I found this photo in my Dad’s album.  It is surrounded in the album by others dated 1937, such as the Coronation Fleet Review of 20 May 1937.  I seek help in identifying the boat, the place and date.  I think it’s a Grampus class minelayer.  But why the white or light grey colour?  At this Fleet Review, there were Rorqual, Grampus, Narwhal and Porpoise, plus other classes.  The resolution doesn’t allow me to read the name and I can see no pennant number.  The shoreline isn’t distinct enough to identify, for me at least.  We also have cine film of that review (all targets of course ….), so this could have been taken from the same boat.

On the paint colour, a modeller has posted:

“It would seem that the pre and early war boats wore either dark, medium or light grey, that is, AP507A, B or C on their casing and tower sides, black or a very dark grey on the decks and black on the pressure hull and lower surfaces. This would appear to be mainly for Home Fleet boats and the dark AP507A was used on most. I can’t find any evidence of any colour other than black on the lower hulls.”

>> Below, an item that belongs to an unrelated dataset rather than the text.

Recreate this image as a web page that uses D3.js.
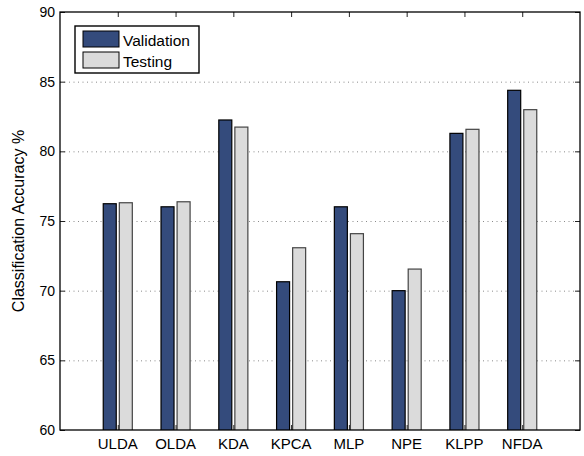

7 comments on “Call for Assistance”

  1. CMJTW says:

    There is a very similar photograph of Grampus on the following webpage-

  2. CMJTW says:

    Grampus left Portsmouth on the 9th of June 1937 and arrived in Hong Kong on the 13th of August to join the 4th Submarine Flotilla. The boats on the station were all similarly painted but they had a dark grey segment on the cab part of the bridge.

  3. wraith says:

    Chris Napier may be able to help. His father was CO RORQUAL

  4. rfchannon says:

    From photographs, the 1932 PORPOISES had no sheer, This looks like a 1930 R boat. On the other hand, could it be a British-built foreigner?
    Richard Channon

  5. Mark says:

    Got some input from a group specialising in images of RN subs.
    Consensus is that this is HMS Thames at the 1937 Review, moored off Stokes Bay. The profile is a match for the River Class. Of these 3 boats (all at the review) only Thames had no step in the aft casing. She also had a unique pattern of free flow holes, which can also just be made out in the picture. All of the boats seem to have been painted a very light grey down to the waterline at this review.

  6. Philip says:

    Wow! Thanks so much everyone! I think my Dad was indeed in a boat traversing the fleet and this was taken at that time. I did a little more research after my post and also came up with Thames. My only reservation is that there are no other boats near her. According to the anchorage plan, she was second row out from the shore and had others anchored nearby. Also, the boat seemingly alongside her bow confuses me! I’ll run with Thames. Just one other set of photos in the album to track down – filming in a churchyard west of Penzance!

  7. says:

    Many pre-WW2 boats were painted light grey. In his book, ‘ Carrier Gloriuos’ John Winton records how aircraft from the carrier could easily see the light grey painted submarines during Mediterranean exercises. Incidentally, the book is a good read, especially concerning the exalted submariner D’Oyly-Hughes the Captain when she was lost.